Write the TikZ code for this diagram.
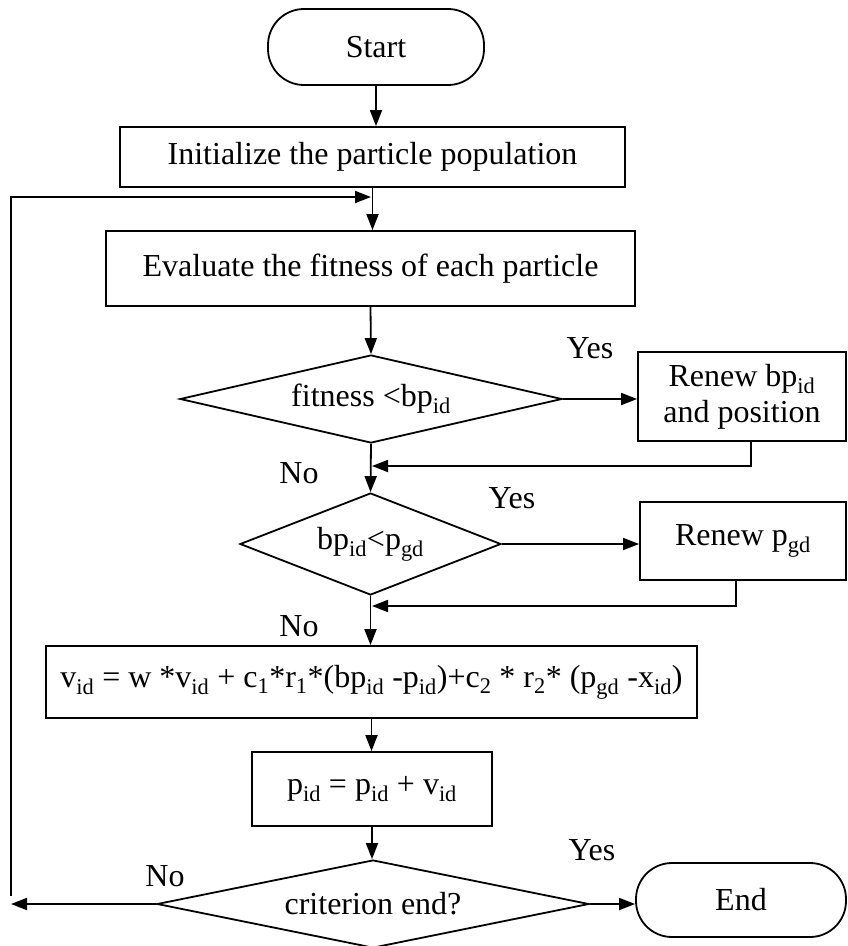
\documentclass[tikz,border=0pt]{standalone}
\usepackage{fontspec}
\setmainfont{Liberation Serif}
\usetikzlibrary{shapes.geometric,arrows.meta}
\newcommand{\sbs}[1]{\textsubscript{#1}}
\begin{document}
\begin{tikzpicture}[
    x=1pt, y=-1pt,
    every node/.style={font=\fontsize{32}{38}\selectfont},
    term/.style={rectangle, rounded corners=36pt, draw, line width=1.8pt, inner sep=0pt},
    proc/.style={rectangle, draw, line width=1.8pt, inner sep=0pt, align=center},
    dec/.style={diamond, draw, line width=1.8pt, inner sep=0pt},
    lab/.style={inner sep=0pt},
    arr/.style={line width=1.8pt, -{Triangle[length=16pt,width=12pt]}}]
  \useasboundingbox (0,0) rectangle (847,946);
  % boxes
  \node[term, minimum width=216pt, minimum height=76pt] (start) at (376,47) {Start};
  \node[proc, minimum width=505pt, minimum height=60pt] (init) at (372.5,157) {Initialize the particle population};
  \node[proc, minimum width=529pt, minimum height=75pt] (eval) at (370.5,268.5) {Evaluate the fitness of each particle};
  \node[dec, aspect=4.34, minimum width=382pt, minimum height=88pt] (dec1) at (371,399) {fitness <bp\sbs{id}};
  \node[proc, minimum width=208pt, minimum height=89pt] (renew1) at (742,396.5) {Renew bp\sbs{id}\\[-2pt]and position};
  \node[dec, aspect=2.56, minimum width=261pt, minimum height=102pt] (dec2) at (370.5,544) {bp\sbs{id}<p\sbs{gd}};
  \node[proc, minimum width=206pt, minimum height=78pt] (renew2) at (743,541) {Renew p\sbs{gd}};
  \node[proc, minimum width=651pt, minimum height=72pt] (update) at (371.5,682)
    {v\sbs{id} = w *v\sbs{id} + c\sbs{1}*r\sbs{1}*(bp\sbs{id} -p\sbs{id})+c\sbs{2} * r\sbs{2}* (p\sbs{gd} -x\sbs{id})};
  \node[proc, minimum width=240pt, minimum height=74pt] (move) at (372,789) {p\sbs{id} = p\sbs{id} + v\sbs{id}};
  \node[dec, aspect=4.9, minimum width=432pt, minimum height=88pt] (dec3) at (373,904) {criterion end?};
  \node[term, minimum width=210pt, minimum height=74pt] (stop) at (741,900) {End};
  % loose ends
  \coordinate (join) at (371,197);
  \coordinate (loopbot) at (11,896);
  \coordinate (noend) at (11,904);
  \coordinate (back1) at (372,466);
  \coordinate (back2) at (372,606);
  % flow
  \draw[arr] (start.south) -- (start.south |- init.north);
  \draw[arr] (init.south) -- (init.south |- eval.north);
  \draw[arr] (loopbot) |- (join);
  \draw[arr] (eval.south) -- (dec1.north);
  \draw[arr] (dec1.east) -- (renew1.west |- dec1.east);
  \draw[arr] ([xshift=9pt]renew1.south) |- (back1);
  \draw[arr] (dec1.south) -- (dec2.north);
  \draw[arr] (dec2.east) -- (renew2.west |- dec2.east);
  \draw[arr] ([xshift=-7pt]renew2.south) |- (back2);
  \draw[arr] (dec2.south) -- (dec2.south |- update.north);
  \draw[arr] (update.south) -- (update.south |- move.north);
  \draw[arr] (move.south) -- (move.south |- dec3.north);
  \draw[arr] (dec3.east) -- (stop.west |- dec3.east);
  \draw[arr] (dec3.west) -- (noend);
  % answers
  \node[lab] (yes1) at (590,348) {Yes};
  \node[lab] (no1) at (299,473) {No};
  \node[lab] (yes2) at (512,498) {Yes};
  \node[lab] (no2) at (299,626) {No};
  \node[lab] (yes3) at (592,850) {Yes};
  \node[lab] (no3) at (165,876) {No};
\end{tikzpicture}
\end{document}
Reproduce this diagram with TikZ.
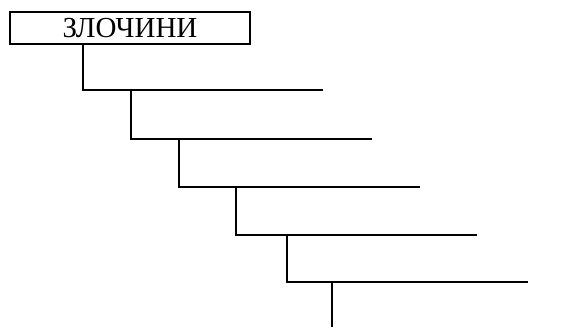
\documentclass[tikz,border=0pt]{standalone}
\usepackage{fontspec}
\setmainfont{Liberation Serif}
\usepackage{tikz}
\usetikzlibrary{positioning,calc}
\tikzset{
  titlebox/.style={draw=black,line width=1.8pt,minimum width=240pt,minimum height=32pt,inner sep=0pt,font=\fontsize{29}{32}\selectfont},
  branch/.style={line width=1.8pt,draw=black}
}
\begin{document}
\begin{tikzpicture}[x=1pt,y=1pt]
\useasboundingbox (0,0) rectangle (566,-329);
\node[titlebox] (crimes) at (130,-28) {\raisebox{-3pt}{ЗЛОЧИНИ}};
% step corners and line ends
\coordinate (k1) at (83,-90);  \coordinate (e1) at (323,-90);
\coordinate (k2) at (131,-139); \coordinate (e2) at (372,-139);
\coordinate (k3) at (179,-187); \coordinate (e3) at (420,-187);
\coordinate (k4) at (236,-235); \coordinate (e4) at (477,-235);
\coordinate (k5) at (287,-282); \coordinate (e5) at (528,-282);
\coordinate (tail) at (332,-327);
\draw[branch] (crimes.south -| k1) -- (k1) -- (e1);
\draw[branch] (k1 -| k2) -- (k2) -- (e2);
\draw[branch] (k2 -| k3) -- (k3) -- (e3);
\draw[branch] (k3 -| k4) -- (k4) -- (e4);
\draw[branch] (k4 -| k5) -- (k5) -- (e5);
\draw[branch] (k5 -| tail) -- (tail);
\end{tikzpicture}
\end{document}
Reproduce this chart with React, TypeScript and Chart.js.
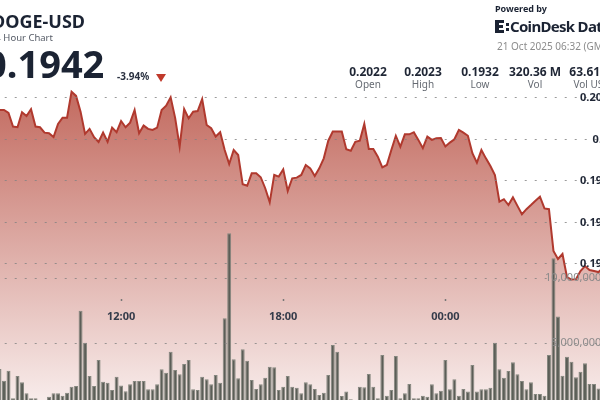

--------------------

» **Objective**: Output all the records, word for word, with no pictures in the copy.

» **Response below**:
Write the TikZ code for this diagram.
\documentclass[tikz,border=0pt]{standalone}
\usepackage{fontspec}
\setmainfont{Liberation Serif}
\usetikzlibrary{shapes.geometric,arrows.meta}
\newcommand{\sbs}[1]{\textsubscript{#1}}
\begin{document}
\begin{tikzpicture}[
    x=1pt, y=-1pt,
    every node/.style={font=\fontsize{32}{38}\selectfont},
    term/.style={rectangle, rounded corners=36pt, draw, line width=1.8pt, inner sep=0pt},
    proc/.style={rectangle, draw, line width=1.8pt, inner sep=0pt, align=center},
    dec/.style={diamond, draw, line width=1.8pt, inner sep=0pt},
    lab/.style={inner sep=0pt},
    arr/.style={line width=1.8pt, -{Triangle[length=16pt,width=12pt]}}]
  \useasboundingbox (0,0) rectangle (847,946);
  % boxes
  \node[term, minimum width=216pt, minimum height=76pt] (start) at (376,47) {Start};
  \node[proc, minimum width=505pt, minimum height=60pt] (init) at (372.5,157) {Initialize the particle population};
  \node[proc, minimum width=529pt, minimum height=75pt] (eval) at (370.5,268.5) {Evaluate the fitness of each particle};
  \node[dec, aspect=4.34, minimum width=382pt, minimum height=88pt] (dec1) at (371,399) {fitness <bp\sbs{id}};
  \node[proc, minimum width=208pt, minimum height=89pt] (renew1) at (742,396.5) {Renew bp\sbs{id}\\[-2pt]and position};
  \node[dec, aspect=2.56, minimum width=261pt, minimum height=102pt] (dec2) at (370.5,544) {bp\sbs{id}<p\sbs{gd}};
  \node[proc, minimum width=206pt, minimum height=78pt] (renew2) at (743,541) {Renew p\sbs{gd}};
  \node[proc, minimum width=651pt, minimum height=72pt] (update) at (371.5,682)
    {v\sbs{id} = w *v\sbs{id} + c\sbs{1}*r\sbs{1}*(bp\sbs{id} -p\sbs{id})+c\sbs{2} * r\sbs{2}* (p\sbs{gd} -x\sbs{id})};
  \node[proc, minimum width=240pt, minimum height=74pt] (move) at (372,789) {p\sbs{id} = p\sbs{id} + v\sbs{id}};
  \node[dec, aspect=4.9, minimum width=432pt, minimum height=88pt] (dec3) at (373,904) {criterion end?};
  \node[term, minimum width=210pt, minimum height=74pt] (stop) at (741,900) {End};
  % loose ends
  \coordinate (join) at (371,197);
  \coordinate (loopbot) at (11,896);
  \coordinate (noend) at (11,904);
  \coordinate (back1) at (372,466);
  \coordinate (back2) at (372,606);
  % flow
  \draw[arr] (start.south) -- (start.south |- init.north);
  \draw[arr] (init.south) -- (init.south |- eval.north);
  \draw[arr] (loopbot) |- (join);
  \draw[arr] (eval.south) -- (dec1.north);
  \draw[arr] (dec1.east) -- (renew1.west |- dec1.east);
  \draw[arr] ([xshift=9pt]renew1.south) |- (back1);
  \draw[arr] (dec1.south) -- (dec2.north);
  \draw[arr] (dec2.east) -- (renew2.west |- dec2.east);
  \draw[arr] ([xshift=-7pt]renew2.south) |- (back2);
  \draw[arr] (dec2.south) -- (dec2.south |- update.north);
  \draw[arr] (update.south) -- (update.south |- move.north);
  \draw[arr] (move.south) -- (move.south |- dec3.north);
  \draw[arr] (dec3.east) -- (stop.west |- dec3.east);
  \draw[arr] (dec3.west) -- (noend);
  % answers
  \node[lab] (yes1) at (590,348) {Yes};
  \node[lab] (no1) at (299,473) {No};
  \node[lab] (yes2) at (512,498) {Yes};
  \node[lab] (no2) at (299,626) {No};
  \node[lab] (yes3) at (592,850) {Yes};
  \node[lab] (no3) at (165,876) {No};
\end{tikzpicture}
\end{document}
Reproduce this diagram with TikZ.
\documentclass[tikz,border=0pt]{standalone}
\usepackage{fontspec}
\setmainfont{Liberation Serif}
\usepackage{tikz}
\usetikzlibrary{positioning,calc}
\tikzset{
  titlebox/.style={draw=black,line width=1.8pt,minimum width=240pt,minimum height=32pt,inner sep=0pt,font=\fontsize{29}{32}\selectfont},
  branch/.style={line width=1.8pt,draw=black}
}
\begin{document}
\begin{tikzpicture}[x=1pt,y=1pt]
\useasboundingbox (0,0) rectangle (566,-329);
\node[titlebox] (crimes) at (130,-28) {\raisebox{-3pt}{ЗЛОЧИНИ}};
% step corners and line ends
\coordinate (k1) at (83,-90);  \coordinate (e1) at (323,-90);
\coordinate (k2) at (131,-139); \coordinate (e2) at (372,-139);
\coordinate (k3) at (179,-187); \coordinate (e3) at (420,-187);
\coordinate (k4) at (236,-235); \coordinate (e4) at (477,-235);
\coordinate (k5) at (287,-282); \coordinate (e5) at (528,-282);
\coordinate (tail) at (332,-327);
\draw[branch] (crimes.south -| k1) -- (k1) -- (e1);
\draw[branch] (k1 -| k2) -- (k2) -- (e2);
\draw[branch] (k2 -| k3) -- (k3) -- (e3);
\draw[branch] (k3 -| k4) -- (k4) -- (e4);
\draw[branch] (k4 -| k5) -- (k5) -- (e5);
\draw[branch] (k5 -| tail) -- (tail);
\end{tikzpicture}
\end{document}
Reproduce this chart with React, TypeScript and Chart.js.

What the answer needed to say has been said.